WASHINGTON -- The Bush administration on Wednesday made it easier for thousands of older power plants, refineries and factories to avoid having to install costly clean air controls when they replace aging equipment.
In a major revision to its air pollution rules, the Environmental Protection Agency will allow up to 20 percent of the costs of replacing each plant's production system to be considered "routine maintenance" not requiring expensive anti-pollution controls, according to agency documents and interviews with EPA officials.
The new rule signed Wednesday by the EPA's acting administrator, Marianne L. Horinko, could be applied to about 17,000 facilities nationwide and culminates decades of debate over a controversial Clean Air Act program. Electric utilities and oil companies have been urging the White House to revise the program, saying the costs prohibit them from making energy-efficiency improvements.

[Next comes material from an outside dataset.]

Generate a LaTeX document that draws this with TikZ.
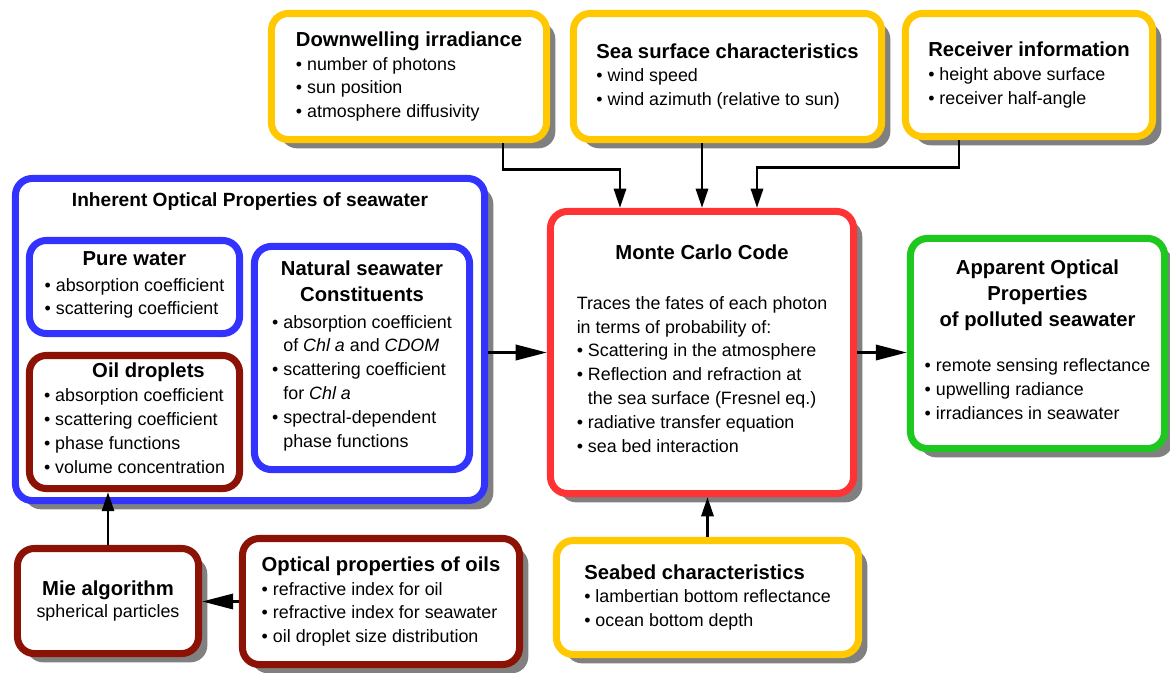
\documentclass[tikz,border=0pt]{standalone}
\usepackage{fontspec}
\setmainfont{Liberation Sans}
\usetikzlibrary{arrows.meta,calc,shadows}

\definecolor{inyellow}{RGB}{255,200,0}
\definecolor{iopblue}{RGB}{51,51,255}
\definecolor{oilred}{RGB}{140,18,5}
\definecolor{mcred}{RGB}{255,51,51}
\definecolor{aopgreen}{RGB}{30,200,30}
\definecolor{shadowgray}{RGB}{128,128,128}

\newcommand{\ttl}{\fontsize{14.4}{18}\selectfont\bfseries}
\newcommand{\blist}[1]{\begin{tabular}[t]{@{}l@{}}#1\end{tabular}}

\tikzset{
  box/.style={draw, line width=5pt, rounded corners=0.42cm, fill=white,
    inner sep=0pt, font=\fontsize{12.7}{17}\selectfont},
  shadowed/.style={drop shadow={shadow xshift=0.22cm, shadow yshift=-0.22cm,
    fill=shadowgray, opacity=1}},
  inbox/.style={box, shadowed, draw=inyellow, align=left},
  varr/.style={line width=2.1pt, -{Triangle[length=0.48cm,width=0.3cm]}},
  harr/.style={line width=2.1pt, -{Triangle[length=0.78cm,width=0.38cm]}},
}

\begin{document}
\begin{tikzpicture}[x=0.025cm, y=-0.025cm]
    \useasboundingbox (0,0) rectangle (1170,672);

    % inputs on top
    \node[inbox, minimum width=6.875cm, minimum height=3.15cm] (dwn) at (409,76.5)
        {{\ttl Downwelling irradiance}\\ • number of photons\\ • sun position\\ • atmosphere diffusivity};
    \node[inbox, minimum width=7.7cm, minimum height=3.15cm] (sea) at (727.5,76.5)
        {{\ttl Sea surface characteristics}\\ • wind speed\\ • wind azimuth (relative to sun)};
    \node[inbox, minimum width=6.175cm, minimum height=3.075cm] (rcv) at (1029,75)
        {{\ttl Receiver information}\\ • height above surface\\ • receiver half-angle};

    % inherent optical properties
    \node[box, shadowed, draw=iopblue, minimum width=11.725cm, minimum height=8.05cm] (iop) at (250,339.5) {};
    \node[font=\fontsize{13.6}{16}\selectfont\bfseries] (ioptitle) at (250,202) {Inherent Optical Properties of seawater};
    \node[box, draw=iopblue, align=center, minimum width=5.25cm, minimum height=2.325cm] (pure) at (134.5,287)
        {{\ttl Pure water}\\[1pt] \blist{• absorption coefficient\\ • scattering coefficient}};
    \node[box, draw=oilred, align=center, minimum width=5.25cm, minimum height=3.325cm] (oil) at (134.5,422)
        {\hspace*{0.7cm}{\ttl Oil droplets}\\ \blist{• absorption coefficient\\ • scattering coefficient\\ • phase functions\\ • volume concentration}};
    \node[box, draw=iopblue, align=center, minimum width=5.375cm, minimum height=5.575cm] (nat) at (362,358)
        {{\ttl Natural seawater}\\[1.5pt] {\ttl Constituents}\\[1.5pt]
         \blist{• absorption coefficient\\ \phantom{• }of \textit{Chl a} and \textit{CDOM}\\ • scattering coefficient\\
         \phantom{• }for \textit{Chl a}\\ • spectral-dependent\\ \phantom{• }phase functions}};

    % monte carlo code
    \node[box, shadowed, draw=mcred, align=center, minimum width=7.575cm, minimum height=7.05cm] (mc) at (702,352.5)
        {{\ttl Monte Carlo Code}\\[18pt]
         \blist{Traces the fates of each photon\\ in terms of probability of:\\ • Scattering in the atmosphere\\
         • Reflection and refraction at\\ \phantom{• }the sea surface (Fresnel eq.)\\ • radiative transfer equation\\
         • sea bed interaction}};

    % output
    \node[box, shadowed, draw=aopgreen, align=center, minimum width=6.35cm, minimum height=5.25cm] (aop) at (1037.5,343.5)
        {{\ttl Apparent Optical}\\[1.5pt] {\ttl Properties}\\[1.5pt] {\ttl of polluted seawater}\\[15pt]
         \blist{• remote sensing reflectance\\ • upwelling radiance\\ • irradiances in seawater}};

    % bottom row
    \node[inbox, minimum width=7.55cm, minimum height=2.85cm] (bed) at (707.5,597.5)
        {{\ttl Seabed characteristics}\\ • lambertian bottom reflectance\\ • ocean bottom depth};
    \node[box, shadowed, draw=oilred, align=center, minimum width=4.525cm, minimum height=2.625cm] (mie) at (108,601)
        {{\ttl Mie algorithm}\\[-2pt] spherical particles};
    \node[box, shadowed, draw=oilred, align=left, minimum width=6.925cm, minimum height=3.15cm] (opt) at (381,601.5)
        {{\ttl Optical properties of oils}\\ • refractive index for oil\\ • refractive index for seawater\\ • oil droplet size distribution};

    % arrows
    \draw[varr] ($(dwn.south)+(94,0)$) |- ($(mc.north)+(-82,-38)$) -- ($(mc.north)+(-82,0)$);
    \draw[varr] (sea.south -| mc.north) -- (mc.north);
    \draw[varr] ($(rcv.south)+(-70,0)$) |- ($(mc.north)+(55,-40)$) -- ($(mc.north)+(55,0)$);
    \draw[harr] (iop.east |- mc.west) -- (mc.west);
    \draw[harr] (mc.east) -- (mc.east -| aop.west);
    \draw[varr] (bed.north) -- (bed.north |- mc.south);
    \draw[varr] (mie.north) -- (mie.north |- oil.south);
    \draw[harr] (opt.west) -- (opt.west -| mie.east);
\end{tikzpicture}
\end{document}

The change represents a fundamental shift away from a long-problematic 1971 maintenance standard. "We're going to really, I think, create certainty going forward for industrial facilities, by spelling out what specific replacement is exempt," Horinko told The Associated Press.
Midwest pollutants
Environmentalists say the exemption will allow power plants in the Midwest and South to continue emitting millions of tons of pollutants that cause health problems for people living downwind, particularly in the Northeast.
New York Attorney General Eliot Spitzer immediately threatened to sue the Bush administration in an effort he said would include other states. Spitzer and other attorneys general have already filed suits challenging earlier changes the administration made to the program.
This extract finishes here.